Глава 8
Товарищ Толмачёв был спокоен. Звонок следовал за звонком, и ничего в том удивительного не было. Садясь в это кресло, он предполагал, что так и будет. Так и было.
Звонили всякие товарищи, даже те глотки, которых он разорвал бы собственноручно, доведись случай. Но сейчас он спокойно и корректно отвечал им на их вопросы, вежливо отказывался от помощи, объяснял ситуацию. А они выражали соболезнования. И требовали массовых и показательных акций. Толмачёв успокаивал их, говорил, что сейчас, когда контрреволюция побеждена и военный коммунизм в прошлом, вспышки красного террора нецелесообразны, и даже вредны для общего дела. Товарищи соглашались с ним, но, тем не менее, настаивали на самой суровой каре для совершивших убийство и всех прочих как-либо причастных к нему. Владимир Николаевич обещал, что наказание будет самым суровым и показательным. И что никто не уйдёт от заслуженной кары. Потом клал трубку и ждал следующего звонка. И так раз за разом. Пока в дверь не постучались.

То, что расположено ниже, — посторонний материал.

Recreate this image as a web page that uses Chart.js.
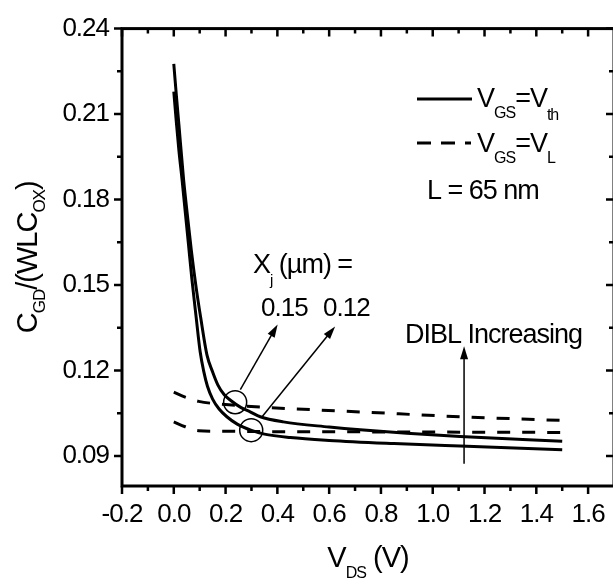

— Войдите, — разрешил Толмачёв.
Вошёл секретарь с листом бумаги и доложил:
— Телефонограмма из Стола регистраций.
— Хм, — удивился Владимир Николаевич, — быстро они…
— Работали все. Как узнали, кому необходима информация, так бросили все остальные работы, и даже приём граждан, — пояснил секретарь и положил лист на стол.
И вышел.
Толмачёв загляну в лист и обнаружил там шесть пунктов. Да, в Москве проживало шесть женщин с Именем Ракель Самуиловна и в нужном возрасте. Шиленгир, Фифель, Ковалёва, Незабудка, Брусис и Верейко.

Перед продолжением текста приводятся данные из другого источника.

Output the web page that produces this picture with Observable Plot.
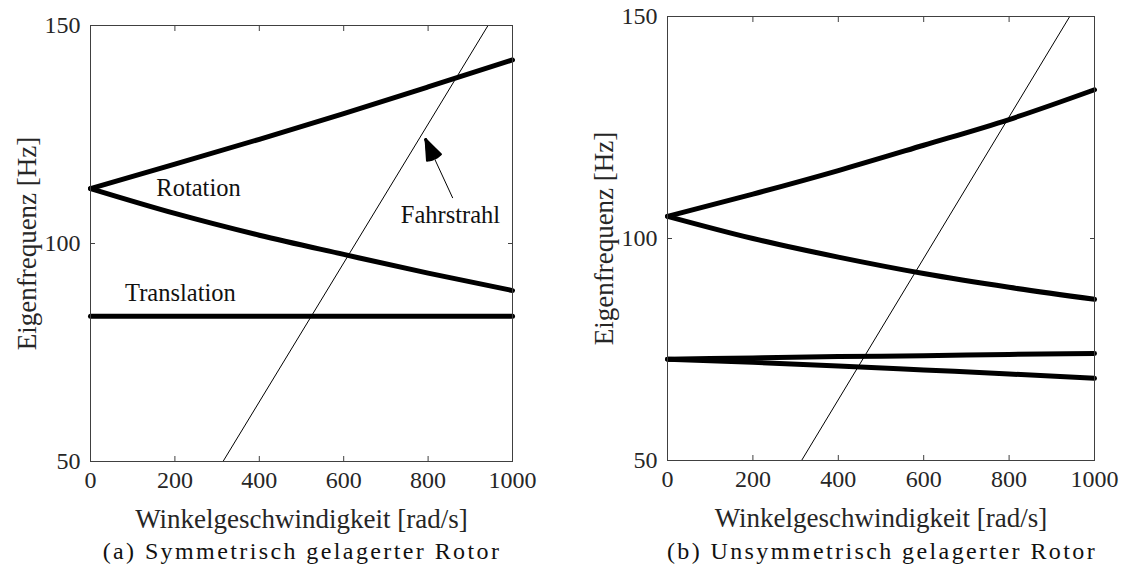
<!DOCTYPE html>
<html>
<head>
<meta charset="utf-8">
<script src="https://cdn.jsdelivr.net/npm/d3@7"></script>
<script src="https://cdn.jsdelivr.net/npm/@observablehq/plot@0.6"></script>
<style>
  html, body { margin: 0; padding: 0; background: #fff; }
  #page { position: relative; width: 1126px; height: 585px; overflow: hidden; }
  .panel { position: absolute; top: 0; }
  .caption {
    position: absolute; top: 538px; width: 520px; text-align: center; white-space: nowrap;
    font-family: "Liberation Serif", "Times New Roman", serif; font-size: 24px; letter-spacing: 2.4px; color: #111;
  }
</style>
</head>
<body>
<div id="page">
  <div class="panel" id="left" style="left:0px"></div>
  <div class="panel" id="right" style="left:560px"></div>
  <div class="caption" style="left:42px">(a) Symmetrisch gelagerter Rotor</div>
  <div class="caption" style="left:622px">(b) Unsymmetrisch gelagerter Rotor</div>
</div>
<script>
// Winkelgeschwindigkeit [rad/s] sampling
const omega = [0, 200, 400, 600, 800, 1000];
const xTicks = [0, 200, 400, 600, 800, 1000];
const yTicks = [50, 100, 150];

// (a) symmetric bearings: eigenfrequencies [Hz]
const symRotUp = [112.6, 118.2, 123.9, 129.8, 135.9, 142.1];
const symRotDown = [112.6, 106.9, 101.9, 97.5, 93.2, 89.2];
const symTrans = [83.3, 83.3, 83.3, 83.3, 83.3, 83.3];

// (b) asymmetric bearings: eigenfrequencies [Hz]
const asymRotUp = [105.0, 110.0, 115.3, 121.0, 126.8, 133.5];
const asymRotDown = [105.0, 100.0, 95.8, 92.1, 89.0, 86.3];
const asymTransUp = [72.8, 73.1, 73.4, 73.6, 73.9, 74.1];
const asymTransDown = [72.8, 72.1, 71.3, 70.4, 69.5, 68.5];

// Fahrstrahl (f = Omega / 2pi), end points within the axes
const rayOmega = [314, 942];
const rayFreq = [50, 150];

// annotations of panel (a)
const labels = [
  {x: 256, y: 112.8, text: "Rotation"},
  {x: 213, y: 88.5, text: "Translation"},
  {x: 853, y: 106.4, text: "Fahrstrahl"}
];
const arrowA = [{x1: 858, y1: 110.5, x2: 794, y2: 123.9}];

const FONT = "'Liberation Serif', 'Times New Roman', serif";
const INK = "#262626";
const EDGE = "#404040";

function series(values) {
  return omega.map((w, i) => ({w, f: values[i]}));
}

function panel({curves, annotations, arrows, plotWidth, marginLeft, marginRight, marginTop, marginBottom, yLabelDx}) {
  const ray = rayOmega.map((w, i) => ({w, f: rayFreq[i]}));
  const marks = [
    Plot.line(ray, {x: "w", y: "f", stroke: "black", strokeWidth: 1, clip: true}),
    ...curves.map(c => Plot.line(series(c), {
      x: "w", y: "f", stroke: "black", strokeWidth: 5, strokeLinecap: "round", strokeLinejoin: "round", curve: "monotone-x"
    })),
    Plot.frame({stroke: EDGE, strokeWidth: 1}),
    // inward ticks on all four sides
    Plot.axisX({anchor: "bottom", ticks: xTicks, tickSize: -5, fill: "none", stroke: EDGE, label: null}),
    Plot.axisX({anchor: "top", ticks: xTicks, tickSize: -5, fill: "none", stroke: EDGE, label: null}),
    Plot.axisY({anchor: "left", ticks: yTicks, tickSize: -5, fill: "none", stroke: EDGE, label: null}),
    Plot.axisY({anchor: "right", ticks: yTicks, tickSize: -5, fill: "none", stroke: EDGE, label: null}),
    // tick labels
    Plot.axisX({anchor: "bottom", ticks: xTicks, tickSize: 0, tickPadding: 9, tickFormat: d => String(d), fill: INK, fontSize: 24, label: null}),
    Plot.axisY({anchor: "left", ticks: yTicks, tickSize: 0, tickPadding: 10, tickFormat: d => String(d), fill: INK, fontSize: 24, label: null}),
    // axis titles
    Plot.text(["Winkelgeschwindigkeit [rad/s]"], {frameAnchor: "bottom", dy: 58, fill: INK, fontSize: 27, lineAnchor: "middle", textAnchor: "middle"}),
    Plot.text(["Eigenfrequenz [Hz]"], {frameAnchor: "left", dx: yLabelDx, rotate: -90, fill: INK, fontSize: 27, lineAnchor: "middle", textAnchor: "middle"})
  ];
  if (annotations) {
    marks.push(Plot.text(annotations, {x: "x", y: "y", text: "text", fill: "#111", fontSize: 24.5}));
  }
  if (arrows) {
    // thin stem
    marks.push(Plot.arrow(arrows, {x1: "x1", y1: "y1", x2: "x2", y2: "y2", stroke: "black", strokeWidth: 1, headLength: 0}));
    // solid head, built from a fan of barbs
    for (const angle of [6, 12, 18, 24, 30, 36, 42]) {
      marks.push(Plot.arrow(arrows, {
        x1: "x1", y1: "y1", x2: "x2", y2: "y2", stroke: "black", strokeWidth: 2,
        headLength: 18, headAngle: angle, insetStart: 50
      }));
    }
  }
  return Plot.plot({
    width: marginLeft + plotWidth + marginRight,
    height: 535,
    marginLeft, marginRight, marginTop, marginBottom,
    style: {fontFamily: FONT, fontSize: "24px", background: "white", color: INK},
    x: {domain: [0, 1000], axis: null},
    y: {domain: [50, 150], axis: null},
    marks
  });
}

document.getElementById("left").append(panel({
  curves: [symRotUp, symRotDown, symTrans],
  annotations: labels,
  arrows: arrowA,
  plotWidth: 422, marginLeft: 90, marginRight: 48, marginTop: 25, marginBottom: 74, yLabelDx: -63
}));

document.getElementById("right").append(panel({
  curves: [asymRotUp, asymRotDown, asymTransUp, asymTransDown],
  plotWidth: 427, marginLeft: 107, marginRight: 32, marginTop: 16, marginBottom: 75, yLabelDx: -63
}));
</script>
</body>
</html>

Что ж, информация у него была, нужно было теперь организовать осмотр этих гражданок. Для этого ему нужна была оперативная группа и шофёр Ибрагим, который должен был опознать убийцу. Он готов был уже позвать сотрудника, но тут у него опять зазвонил телефон.
Трубку товарищ Толмачёв сразу не взял — сначала немного покрутил головой, разминая шею, так он готовился к очередному разговору с товарищем, пылающим праведным гневом. И когда был готов, начал:
— Толмачёв.
И, честно говоря, обрадовался, услышав в трубке голос Жирного, а не какого-то разгневанного соратника по борьбе.

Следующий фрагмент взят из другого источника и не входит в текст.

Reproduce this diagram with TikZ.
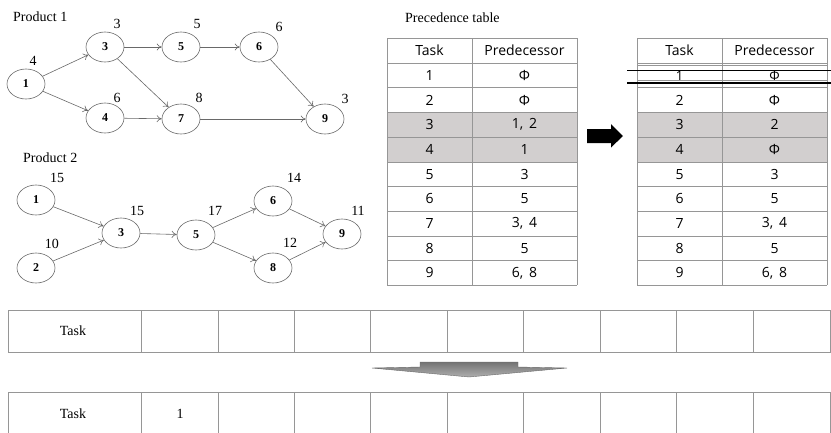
\documentclass[tikz,border=0pt]{standalone}
\usepackage{fontspec}
\setmainfont{Liberation Serif}
\newfontfamily\tabfont{Open Sans}
\usetikzlibrary{arrows.meta,shapes.geometric}
\definecolor{edgec}{RGB}{105,105,105}
\definecolor{gridc}{RGB}{150,150,150}
\definecolor{shadec}{RGB}{210,207,207}
\definecolor{arrtop}{RGB}{115,115,115}
\definecolor{arrbot}{RGB}{175,175,175}
\begin{document}
\begin{tikzpicture}[x=1pt,y=-1pt,
  tnode/.style={ellipse,draw=edgec,line width=0.6pt,minimum width=38pt,minimum height=30pt,inner sep=0pt,font=\fontsize{12}{12}\selectfont\bfseries},
  wlabel/.style={font=\fontsize{14}{14}\selectfont,inner sep=0pt},
  edge/.style={draw=edgec,line width=0.6pt,-{To[length=5pt,width=7pt]}},
  ttext/.style={font=\tabfont\fontsize{14}{14}\selectfont,inner sep=0pt},
  grid/.style={draw=gridc,line width=0.8pt},
  strike/.style={draw=black,line width=1.1pt},
  title/.style={font=\fontsize{14}{14}\selectfont,inner sep=0pt,anchor=west},
]
\useasboundingbox (0,0) rectangle (831,432);
\clip (0,0) rectangle (831,432);

% ---------------- Product 1 ----------------
\node[title] (p1title) at (13,17) {Product 1};
\node[tnode] (a1) at (26,84) {1};
\node[tnode] (a3) at (105,47) {3};
\node[tnode] (a5) at (181,47) {5};
\node[tnode] (a6) at (259,47) {6};
\node[tnode] (a4) at (105,118) {4};
\node[tnode] (a7) at (181,119) {7};
\node[tnode] (a9) at (325,119) {9};
\node[wlabel] (wa1) at (33,61) {4};
\node[wlabel] (wa3) at (117,24) {3};
\node[wlabel] (wa5) at (197,24) {5};
\node[wlabel] (wa6) at (279,27) {6};
\node[wlabel] (wa4) at (117,98) {6};
\node[wlabel] (wa7) at (199,98) {8};
\node[wlabel] (wa9) at (345,99) {3};
\draw[edge] (a1) -- (a3);
\draw[edge] (a1) -- (a4);
\draw[edge] (a3) -- (a5);
\draw[edge] (a5) -- (a6);
\draw[edge] (a3) -- (a7);
\draw[edge] (a4) -- (a7);
\draw[edge] (a6) -- (a9);
\draw[edge] (a7) -- (a9);

% ---------------- Product 2 ----------------
\node[title] (p2title) at (23,158) {Product 2};
\node[tnode] (b1) at (36,200) {1};
\node[tnode] (b2) at (36,268) {2};
\node[tnode] (b3) at (121,233) {3};
\node[tnode] (b5) at (196,235) {5};
\node[tnode] (b6) at (273,201) {6};
\node[tnode] (b8) at (273,268) {8};
\node[tnode] (b9) at (342,234) {9};
\node[wlabel] (wb1) at (57,178) {15};
\node[wlabel] (wb2) at (52,244) {10};
\node[wlabel] (wb3) at (137,211) {15};
\node[wlabel] (wb5) at (215,211) {17};
\node[wlabel] (wb6) at (294,178) {14};
\node[wlabel] (wb8) at (290,243) {12};
\node[wlabel] (wb9) at (358,211) {11};
\draw[edge] (b1) -- (b3);
\draw[edge] (b2) -- (b3);
\draw[edge] (b3) -- (b5);
\draw[edge] (b5) -- (b6);
\draw[edge] (b5) -- (b8);
\draw[edge] (b6) -- (b9);
\draw[edge] (b8) -- (b9);

% ---------------- Precedence tables ----------------
\node[title] (ptitle) at (405,18) {Precedence table};

% left table
\fill[shadec] (387,112) rectangle (577,162);
\foreach \yy in {38,63,87.5,112,137,162,186.5,211,236,260.5,285}
  \draw[grid] (387,\yy) -- (577,\yy);
\foreach \xx in {387,472,577}
  \draw[grid] (\xx,38) -- (\xx,285);
\node[ttext] (lth1) at (429.5,50.5) {Task};
\node[ttext] (lth2) at (524.5,50.5) {Predecessor};
\foreach \k/\p in {1/Φ,2/Φ,3/{1,\ \,2},4/1,5/3,6/5,7/{3,\ \,4},8/5,9/{6,\ \,8}}{
  \node[ttext] (ltt\k) at (429.5,{63+24.7*(\k-0.5)}) {\k};
  \node[ttext] (ltp\k) at (524.5,{63+24.7*(\k-0.5)}) {\p};
}

% black arrow between tables
\fill[black] (587,129) -- (611,129) -- (611,124) -- (623,136) -- (611,147.5) -- (611,143) -- (587,143) -- cycle;

% right table
\fill[shadec] (637,112) rectangle (827,162);
\foreach \yy in {38,63,65,80,87.5,112,137,162,186.5,211,236,260.5,285}
  \draw[grid] (637,\yy) -- (827,\yy);
\foreach \xx in {637,722,827}
  \draw[grid] (\xx,38) -- (\xx,285);
\node[ttext] (rth1) at (679.5,50.5) {Task};
\node[ttext] (rth2) at (774.5,50.5) {Predecessor};
\begin{scope}
  \clip (637,66) rectangle (827,80);
  \node[ttext,font=\tabfont\fontsize{13}{13}\selectfont] (rtt1) at (679.5,76) {1};
  \node[ttext,font=\tabfont\fontsize{13}{13}\selectfont] (rtp1) at (774.5,76) {Φ};
\end{scope}
\draw[grid] (637,80) -- (827,80);
\foreach \k/\p in {2/Φ,3/2,4/Φ,5/3,6/5,7/{3,\ \,4},8/5,9/{6,\ \,8}}{
  \node[ttext] (rtt\k) at (679.5,{63+24.7*(\k-0.5)}) {\k};
  \node[ttext] (rtp\k) at (774.5,{63+24.7*(\k-0.5)}) {\p};
}
\draw[strike] (627,70.5) -- (831,70.5);
\draw[strike] (627,83) -- (831,83);

% ---------------- Task strips ----------------
\draw[grid] (8,310) rectangle (830,352);
\foreach \xx in {141,218,294,370,447,523,600,676,753}
  \draw[grid] (\xx,310) -- (\xx,352);
\node[wlabel] (s1task) at (73,331) {Task};

\shade[top color=arrtop,bottom color=arrbot,draw=edgec,line width=0.4pt]
  (420,362) -- (518,362) -- (518,367) -- (567,368) -- (469,377) -- (372,368) -- (420,367) -- cycle;

\draw[grid] (8,445) -- (8,392) -- (830,392) -- (830,445);
\foreach \xx in {141,218,294,370,447,523,600,676,753}
  \draw[grid] (\xx,392) -- (\xx,445);
\node[wlabel] (s2task) at (73,414) {Task};
\node[wlabel] (s2one) at (180,414) {1};
\end{tikzpicture}
\end{document}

— Жирный, ну? Есть результаты?.. Так, говори, записываю… Незабудка. Незабудка, хорошо.
Он взял карандаш и обвёл в листе имя, что значилось под четвёртым номером.
— Ракель Самуиловна Незабудка. Что-нибудь узнали про неё?.. Что? Брала три червонца за визит. Ещё что-нибудь?.. Красивая? Неудивительно, кто бы стал платить такие деньги, не будь она красавицей. Ещё что?.. Что⁈ Что она брила?
Товарищ Толмачёв побледнел, даже посерел. Голос его стал резок.
— Товарищ Жирный, у меня создаётся впечатление, что Вы не до конца осознаёте важность задания. А задание очень важное, и для Вас в первую очередь. А Вы чем там занимаетесь? А? Приметами? Какая это примета⁈ Вы идиот, товарищ Жирный! Выбритая женская промежность это не примета, как бы Вы её искали, мне любопытно взглянуть, руководствуясь такой приметой? Замолчите и слушайте! А лучше запишите. Сейчас Вы едете сюда, забираете шофёра Ибрагима, чтобы её опознал он, а не вы, по своим идиотским приметам. Потом едете за Мадьяром и Фельдшером. Затем едете на Садовую-Спасскую в дом Аплаксиной. Там, в квартире тридцать шесть и проживает наша Ракель Самуиловна Незабудка. Как только Ибрагим её опознает, пусть Фельдшер с Мадьяром её освежуют. Живьём. Что? Пусть кожу с неё снимут, болван. Кожу привезёте мне, а саму её повесите ночью перед домом. Чтобы было убедительно и наглядно. Ясно вам? Всё поняли?
Он понизил тон, голос его стал мягкий и даже вкрадчивый.
— Вы всё поняли, товарищ Жирный? Всё? Я просто хочу, чтобы Вы, товарищ, действительно всё поняли и довели до сведения ваших людей, до всех людей, что ошибки должны быть исключены. Сегодня любая ошибка буде считаться непростительной. Непростительной, товарищ Жирный. Доведите мои слова до Чапы, Ефрема, Фельдшера, и Мадьяра. Каждое моё слово. Вам всё ясно, товарищ Жирный?.. Отлично. Выполняйте.